- WHAT TO PRODUCE
Without the images, write out the whole listing exactly.

◆ ◆ ◆ ◆ ◆ ◆ ◆

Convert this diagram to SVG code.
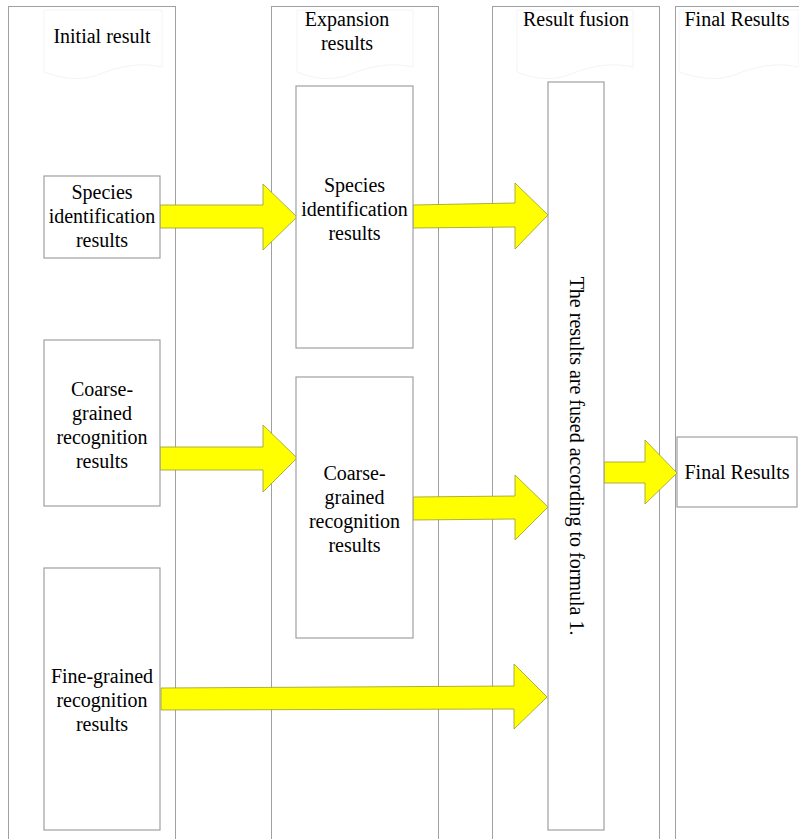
<svg xmlns="http://www.w3.org/2000/svg" width="799" height="839" viewBox="0 0 799 839">
<style>
.lane{fill:#fff;stroke:#a0a0a0;stroke-width:1}
.hdr{fill:none;stroke:#f4f4f4;stroke-width:1}
.box{fill:#fff;stroke:#a0a0a0;stroke-width:1.2}
.arr{fill:#ffff00;stroke:#9a9a30;stroke-width:0.8}
text{font-family:"Liberation Serif","Times New Roman",serif;font-size:20px;fill:#000;text-anchor:middle}
</style>
<rect width="799" height="839" fill="#fff"/>
<g id="lane-initial">
<rect class="lane" x="8.5" y="6.5" width="167" height="840"/>
<path class="hdr" d="M44,10 H162 V67 C140,62 120,66 100,74 C80,82 60,78 44,72 Z"/>
<text x="102" y="43">Initial result</text>
</g>
<g id="lane-expansion">
<rect class="lane" x="271.5" y="6.5" width="167" height="840"/>
<path class="hdr" d="M297,10 H413 V67 C391,62 371,66 351,74 C331,82 311,78 297,72 Z"/>
<text x="347" y="26">Expansion</text>
<text x="347" y="50">results</text>
</g>
<g id="lane-fusion">
<rect class="lane" x="492.5" y="6.5" width="167" height="840"/>
<path class="hdr" d="M517,10 H633 V67 C611,62 591,66 571,74 C551,82 531,78 517,72 Z"/>
<text x="576" y="26">Result fusion</text>
</g>
<g id="lane-final">
<rect class="lane" x="675.5" y="6.5" width="140" height="840"/>
<path class="hdr" d="M679,10 H799 V67 C777,62 757,66 737,74 C717,82 697,78 679,72 Z"/>
<text x="737" y="26">Final Results</text>
</g>
<g id="connectors">
<path class="arr" d="M160,205 H263 V184 L297,217 L263,250 V228 H160 Z"/>
<path class="arr" d="M413,205 L515,203 V183 L548,215 L515,249 V227 L413,228 Z"/>
<path class="arr" d="M160,447 H263 V425 L297,458 L263,492 V470 H160 Z"/>
<path class="arr" d="M413,497 L515,496 V475 L548,507 L515,540 V519 L413,520 Z"/>
<path class="arr" d="M161,688 L514,686 V664 L547,697 L514,729 V709 L161,710 Z"/>
<path class="arr" d="M604,462 H645 V440 L677,473 L645,504 V483 H604 Z"/>
</g>
<g id="node-initial-species">
<rect class="box" x="44" y="176" width="116" height="82"/>
<text x="102" y="199">Species</text>
<text x="102" y="223">identification</text>
<text x="102" y="247">results</text>
</g>
<g id="node-initial-coarse">
<rect class="box" x="44" y="340" width="116" height="166"/>
<text x="102" y="396">Coarse-</text>
<text x="102" y="420">grained</text>
<text x="102" y="444">recognition</text>
<text x="102" y="468">results</text>
</g>
<g id="node-initial-fine">
<rect class="box" x="44" y="568" width="116" height="262"/>
<text x="102" y="683">Fine-grained</text>
<text x="102" y="707">recognition</text>
<text x="102" y="731">results</text>
</g>
<g id="node-expansion-species">
<rect class="box" x="296" y="86" width="117" height="262"/>
<text x="354.5" y="192">Species</text>
<text x="354.5" y="216">identification</text>
<text x="354.5" y="240">results</text>
</g>
<g id="node-expansion-coarse">
<rect class="box" x="296" y="377" width="117" height="261"/>
<text x="354.5" y="480">Coarse-</text>
<text x="354.5" y="504">grained</text>
<text x="354.5" y="528">recognition</text>
<text x="354.5" y="552">results</text>
</g>
<g id="node-fusion">
<rect class="box" x="548" y="82" width="56" height="748"/>
<text transform="translate(570,456) rotate(90)" x="0" y="0">The results are fused according to formula 1.</text>
</g>
<g id="node-final">
<rect class="box" x="677" y="437" width="120" height="70"/>
<text x="737" y="479">Final Results</text>
</g>
</svg>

◆ ◆ ◆ ◆ ◆ ◆ ◆

- RESPONSE FOR THIS EXERCISE
Convert this diagram to SVG code.
<svg xmlns="http://www.w3.org/2000/svg" width="799" height="839" viewBox="0 0 799 839">
<style>
.lane{fill:#fff;stroke:#a0a0a0;stroke-width:1}
.hdr{fill:none;stroke:#f4f4f4;stroke-width:1}
.box{fill:#fff;stroke:#a0a0a0;stroke-width:1.2}
.arr{fill:#ffff00;stroke:#9a9a30;stroke-width:0.8}
text{font-family:"Liberation Serif","Times New Roman",serif;font-size:20px;fill:#000;text-anchor:middle}
</style>
<rect width="799" height="839" fill="#fff"/>
<g id="lane-initial">
<rect class="lane" x="8.5" y="6.5" width="167" height="840"/>
<path class="hdr" d="M44,10 H162 V67 C140,62 120,66 100,74 C80,82 60,78 44,72 Z"/>
<text x="102" y="43">Initial result</text>
</g>
<g id="lane-expansion">
<rect class="lane" x="271.5" y="6.5" width="167" height="840"/>
<path class="hdr" d="M297,10 H413 V67 C391,62 371,66 351,74 C331,82 311,78 297,72 Z"/>
<text x="347" y="26">Expansion</text>
<text x="347" y="50">results</text>
</g>
<g id="lane-fusion">
<rect class="lane" x="492.5" y="6.5" width="167" height="840"/>
<path class="hdr" d="M517,10 H633 V67 C611,62 591,66 571,74 C551,82 531,78 517,72 Z"/>
<text x="576" y="26">Result fusion</text>
</g>
<g id="lane-final">
<rect class="lane" x="675.5" y="6.5" width="140" height="840"/>
<path class="hdr" d="M679,10 H799 V67 C777,62 757,66 737,74 C717,82 697,78 679,72 Z"/>
<text x="737" y="26">Final Results</text>
</g>
<g id="connectors">
<path class="arr" d="M160,205 H263 V184 L297,217 L263,250 V228 H160 Z"/>
<path class="arr" d="M413,205 L515,203 V183 L548,215 L515,249 V227 L413,228 Z"/>
<path class="arr" d="M160,447 H263 V425 L297,458 L263,492 V470 H160 Z"/>
<path class="arr" d="M413,497 L515,496 V475 L548,507 L515,540 V519 L413,520 Z"/>
<path class="arr" d="M161,688 L514,686 V664 L547,697 L514,729 V709 L161,710 Z"/>
<path class="arr" d="M604,462 H645 V440 L677,473 L645,504 V483 H604 Z"/>
</g>
<g id="node-initial-species">
<rect class="box" x="44" y="176" width="116" height="82"/>
<text x="102" y="199">Species</text>
<text x="102" y="223">identification</text>
<text x="102" y="247">results</text>
</g>
<g id="node-initial-coarse">
<rect class="box" x="44" y="340" width="116" height="166"/>
<text x="102" y="396">Coarse-</text>
<text x="102" y="420">grained</text>
<text x="102" y="444">recognition</text>
<text x="102" y="468">results</text>
</g>
<g id="node-initial-fine">
<rect class="box" x="44" y="568" width="116" height="262"/>
<text x="102" y="683">Fine-grained</text>
<text x="102" y="707">recognition</text>
<text x="102" y="731">results</text>
</g>
<g id="node-expansion-species">
<rect class="box" x="296" y="86" width="117" height="262"/>
<text x="354.5" y="192">Species</text>
<text x="354.5" y="216">identification</text>
<text x="354.5" y="240">results</text>
</g>
<g id="node-expansion-coarse">
<rect class="box" x="296" y="377" width="117" height="261"/>
<text x="354.5" y="480">Coarse-</text>
<text x="354.5" y="504">grained</text>
<text x="354.5" y="528">recognition</text>
<text x="354.5" y="552">results</text>
</g>
<g id="node-fusion">
<rect class="box" x="548" y="82" width="56" height="748"/>
<text transform="translate(570,456) rotate(90)" x="0" y="0">The results are fused according to formula 1.</text>
</g>
<g id="node-final">
<rect class="box" x="677" y="437" width="120" height="70"/>
<text x="737" y="479">Final Results</text>
</g>
</svg>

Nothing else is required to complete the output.